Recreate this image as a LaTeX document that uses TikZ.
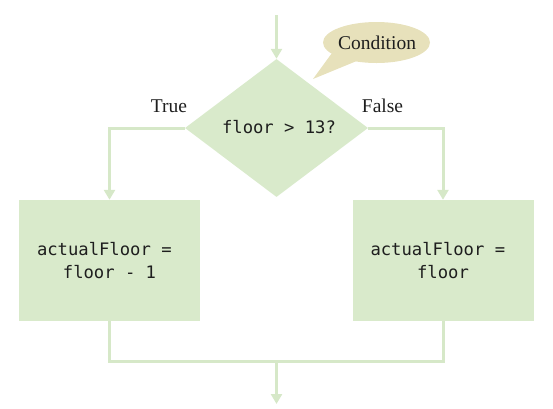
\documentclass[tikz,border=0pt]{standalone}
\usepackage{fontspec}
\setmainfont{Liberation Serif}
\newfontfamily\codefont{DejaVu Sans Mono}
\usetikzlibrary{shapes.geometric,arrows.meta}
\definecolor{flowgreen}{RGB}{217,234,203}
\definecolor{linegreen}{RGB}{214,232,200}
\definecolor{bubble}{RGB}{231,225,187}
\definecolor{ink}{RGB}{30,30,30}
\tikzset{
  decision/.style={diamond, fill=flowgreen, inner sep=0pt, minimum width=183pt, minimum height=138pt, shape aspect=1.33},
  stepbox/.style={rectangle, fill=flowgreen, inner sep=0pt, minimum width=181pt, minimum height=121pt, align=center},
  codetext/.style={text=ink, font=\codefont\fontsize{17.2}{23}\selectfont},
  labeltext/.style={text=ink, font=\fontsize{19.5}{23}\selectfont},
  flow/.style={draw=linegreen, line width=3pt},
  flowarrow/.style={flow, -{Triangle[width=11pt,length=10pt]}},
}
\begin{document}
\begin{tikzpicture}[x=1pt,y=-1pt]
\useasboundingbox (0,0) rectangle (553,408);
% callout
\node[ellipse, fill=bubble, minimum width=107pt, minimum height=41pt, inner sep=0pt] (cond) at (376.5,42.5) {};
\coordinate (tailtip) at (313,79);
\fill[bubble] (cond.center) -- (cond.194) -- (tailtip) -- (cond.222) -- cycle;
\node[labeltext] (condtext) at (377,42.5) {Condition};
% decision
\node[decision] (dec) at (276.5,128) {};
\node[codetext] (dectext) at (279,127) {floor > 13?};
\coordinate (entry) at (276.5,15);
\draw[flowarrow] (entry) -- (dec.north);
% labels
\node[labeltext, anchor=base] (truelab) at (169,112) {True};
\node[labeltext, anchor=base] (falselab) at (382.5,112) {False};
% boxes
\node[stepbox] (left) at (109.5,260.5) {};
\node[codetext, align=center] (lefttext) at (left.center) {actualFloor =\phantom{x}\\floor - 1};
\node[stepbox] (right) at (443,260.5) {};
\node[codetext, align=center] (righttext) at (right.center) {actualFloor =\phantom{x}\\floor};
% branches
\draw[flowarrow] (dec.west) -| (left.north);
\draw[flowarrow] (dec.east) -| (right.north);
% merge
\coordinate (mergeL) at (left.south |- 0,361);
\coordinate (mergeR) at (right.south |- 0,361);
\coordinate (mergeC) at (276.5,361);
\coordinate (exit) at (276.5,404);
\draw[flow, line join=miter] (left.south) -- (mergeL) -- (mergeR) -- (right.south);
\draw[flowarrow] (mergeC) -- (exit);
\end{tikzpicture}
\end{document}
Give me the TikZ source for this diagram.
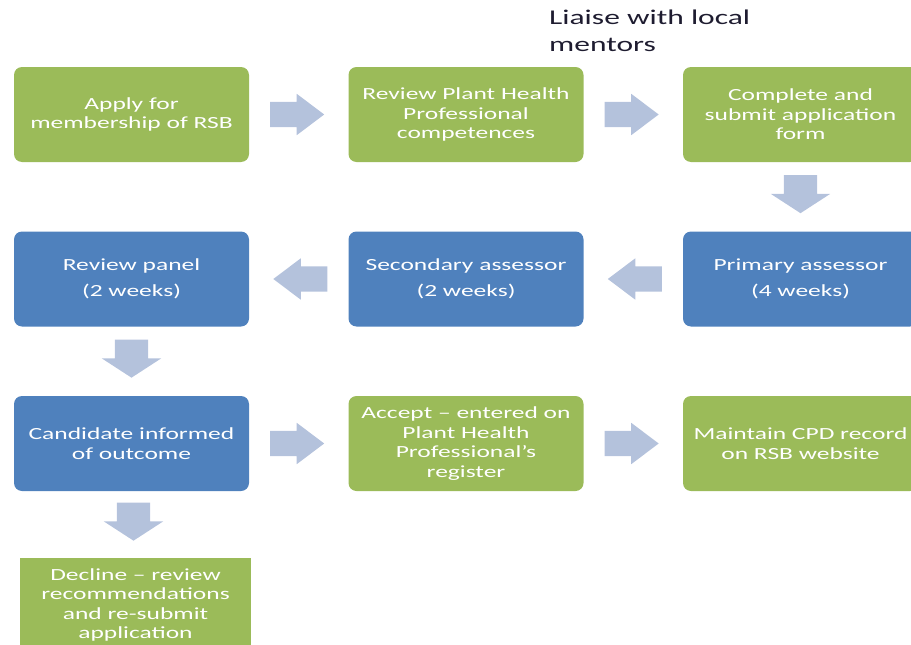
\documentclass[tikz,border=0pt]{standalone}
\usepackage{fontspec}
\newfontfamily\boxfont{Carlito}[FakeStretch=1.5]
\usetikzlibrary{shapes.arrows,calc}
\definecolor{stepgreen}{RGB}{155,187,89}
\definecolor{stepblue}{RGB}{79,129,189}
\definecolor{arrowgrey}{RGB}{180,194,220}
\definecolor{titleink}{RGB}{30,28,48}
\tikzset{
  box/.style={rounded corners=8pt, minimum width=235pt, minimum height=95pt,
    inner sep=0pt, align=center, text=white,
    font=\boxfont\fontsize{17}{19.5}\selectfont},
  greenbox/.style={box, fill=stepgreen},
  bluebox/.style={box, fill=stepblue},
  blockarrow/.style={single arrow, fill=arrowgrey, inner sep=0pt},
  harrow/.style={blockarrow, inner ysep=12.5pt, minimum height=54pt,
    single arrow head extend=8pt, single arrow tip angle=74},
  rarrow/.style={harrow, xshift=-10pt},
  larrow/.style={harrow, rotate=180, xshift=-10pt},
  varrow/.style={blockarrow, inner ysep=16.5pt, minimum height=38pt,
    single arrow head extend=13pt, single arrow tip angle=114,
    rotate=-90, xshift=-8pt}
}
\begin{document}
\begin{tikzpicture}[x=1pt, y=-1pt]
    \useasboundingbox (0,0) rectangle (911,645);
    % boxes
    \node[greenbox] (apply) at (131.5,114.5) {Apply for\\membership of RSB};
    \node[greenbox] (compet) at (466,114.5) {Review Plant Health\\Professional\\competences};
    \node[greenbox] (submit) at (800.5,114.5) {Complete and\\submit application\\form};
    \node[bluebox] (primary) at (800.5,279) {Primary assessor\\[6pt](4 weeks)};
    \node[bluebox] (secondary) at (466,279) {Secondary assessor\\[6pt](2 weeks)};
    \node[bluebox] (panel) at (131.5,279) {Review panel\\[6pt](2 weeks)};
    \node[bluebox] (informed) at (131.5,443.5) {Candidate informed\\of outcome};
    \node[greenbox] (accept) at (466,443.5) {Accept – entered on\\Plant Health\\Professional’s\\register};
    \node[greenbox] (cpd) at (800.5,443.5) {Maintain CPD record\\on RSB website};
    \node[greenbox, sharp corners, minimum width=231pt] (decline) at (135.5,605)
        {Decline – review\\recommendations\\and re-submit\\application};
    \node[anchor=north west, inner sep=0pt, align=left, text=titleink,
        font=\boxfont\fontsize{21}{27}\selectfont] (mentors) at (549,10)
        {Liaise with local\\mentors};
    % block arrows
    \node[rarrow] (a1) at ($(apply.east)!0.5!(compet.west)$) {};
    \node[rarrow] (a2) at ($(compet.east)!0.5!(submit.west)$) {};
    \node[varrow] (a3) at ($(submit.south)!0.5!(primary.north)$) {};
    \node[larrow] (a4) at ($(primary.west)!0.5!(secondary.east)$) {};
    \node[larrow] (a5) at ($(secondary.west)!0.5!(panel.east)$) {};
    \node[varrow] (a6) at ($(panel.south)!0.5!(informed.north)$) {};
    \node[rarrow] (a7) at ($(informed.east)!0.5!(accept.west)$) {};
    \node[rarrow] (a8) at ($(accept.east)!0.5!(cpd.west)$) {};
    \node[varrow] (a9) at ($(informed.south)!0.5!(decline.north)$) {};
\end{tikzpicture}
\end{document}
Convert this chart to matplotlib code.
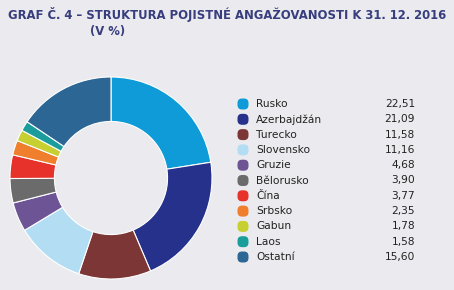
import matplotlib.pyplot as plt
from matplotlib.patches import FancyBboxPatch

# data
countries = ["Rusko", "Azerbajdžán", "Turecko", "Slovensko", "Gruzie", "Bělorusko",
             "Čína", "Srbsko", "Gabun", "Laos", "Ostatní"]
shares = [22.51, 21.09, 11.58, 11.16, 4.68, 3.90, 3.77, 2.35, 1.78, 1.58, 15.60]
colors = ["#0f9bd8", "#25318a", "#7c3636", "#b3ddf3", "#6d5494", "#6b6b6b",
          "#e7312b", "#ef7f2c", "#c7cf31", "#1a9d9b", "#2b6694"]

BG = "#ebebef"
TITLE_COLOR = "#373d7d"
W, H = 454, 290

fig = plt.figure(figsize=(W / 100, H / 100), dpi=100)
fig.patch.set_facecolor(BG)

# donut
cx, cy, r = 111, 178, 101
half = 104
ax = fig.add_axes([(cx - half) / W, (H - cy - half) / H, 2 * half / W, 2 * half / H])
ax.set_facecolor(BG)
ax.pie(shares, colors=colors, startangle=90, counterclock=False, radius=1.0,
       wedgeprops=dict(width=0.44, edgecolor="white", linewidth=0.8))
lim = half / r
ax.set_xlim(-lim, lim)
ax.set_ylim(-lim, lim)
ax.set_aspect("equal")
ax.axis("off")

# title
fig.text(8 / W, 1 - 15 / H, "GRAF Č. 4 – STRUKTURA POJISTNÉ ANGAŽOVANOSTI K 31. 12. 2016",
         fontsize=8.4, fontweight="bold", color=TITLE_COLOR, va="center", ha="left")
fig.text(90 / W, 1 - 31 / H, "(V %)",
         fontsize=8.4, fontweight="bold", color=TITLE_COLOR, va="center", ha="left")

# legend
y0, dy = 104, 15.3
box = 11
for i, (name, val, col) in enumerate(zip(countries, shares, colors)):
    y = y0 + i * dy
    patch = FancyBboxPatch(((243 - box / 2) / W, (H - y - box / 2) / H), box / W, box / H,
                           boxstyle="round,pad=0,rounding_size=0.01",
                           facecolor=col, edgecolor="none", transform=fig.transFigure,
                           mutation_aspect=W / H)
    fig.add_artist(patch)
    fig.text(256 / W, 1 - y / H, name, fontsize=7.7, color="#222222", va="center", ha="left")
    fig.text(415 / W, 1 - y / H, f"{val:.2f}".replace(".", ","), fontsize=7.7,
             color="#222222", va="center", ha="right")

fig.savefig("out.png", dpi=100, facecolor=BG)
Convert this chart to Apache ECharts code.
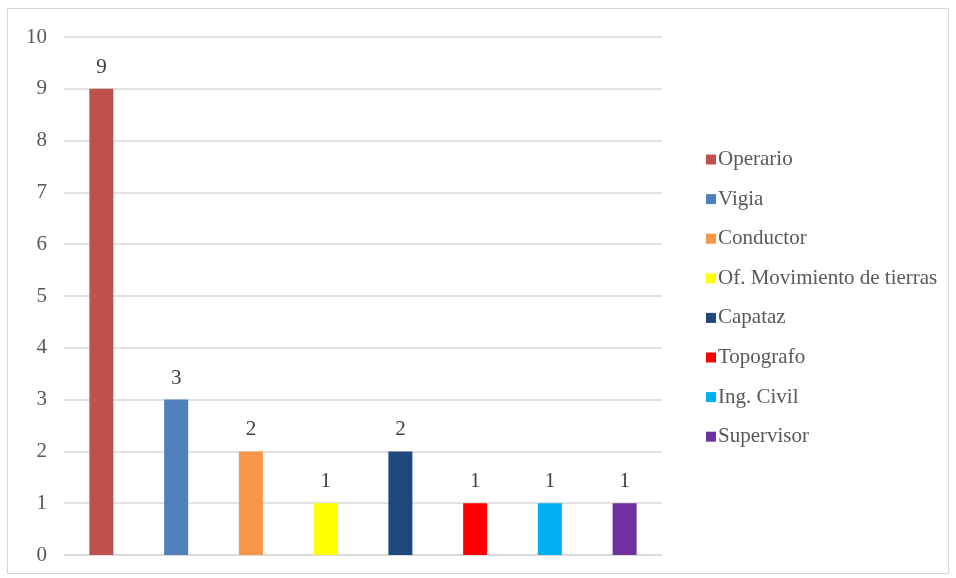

§

__REQUIRED TASK__:
Ascertain the number of lines in the entries that include the word "chart", and report only that number.

__WORKED ANSWER__:
2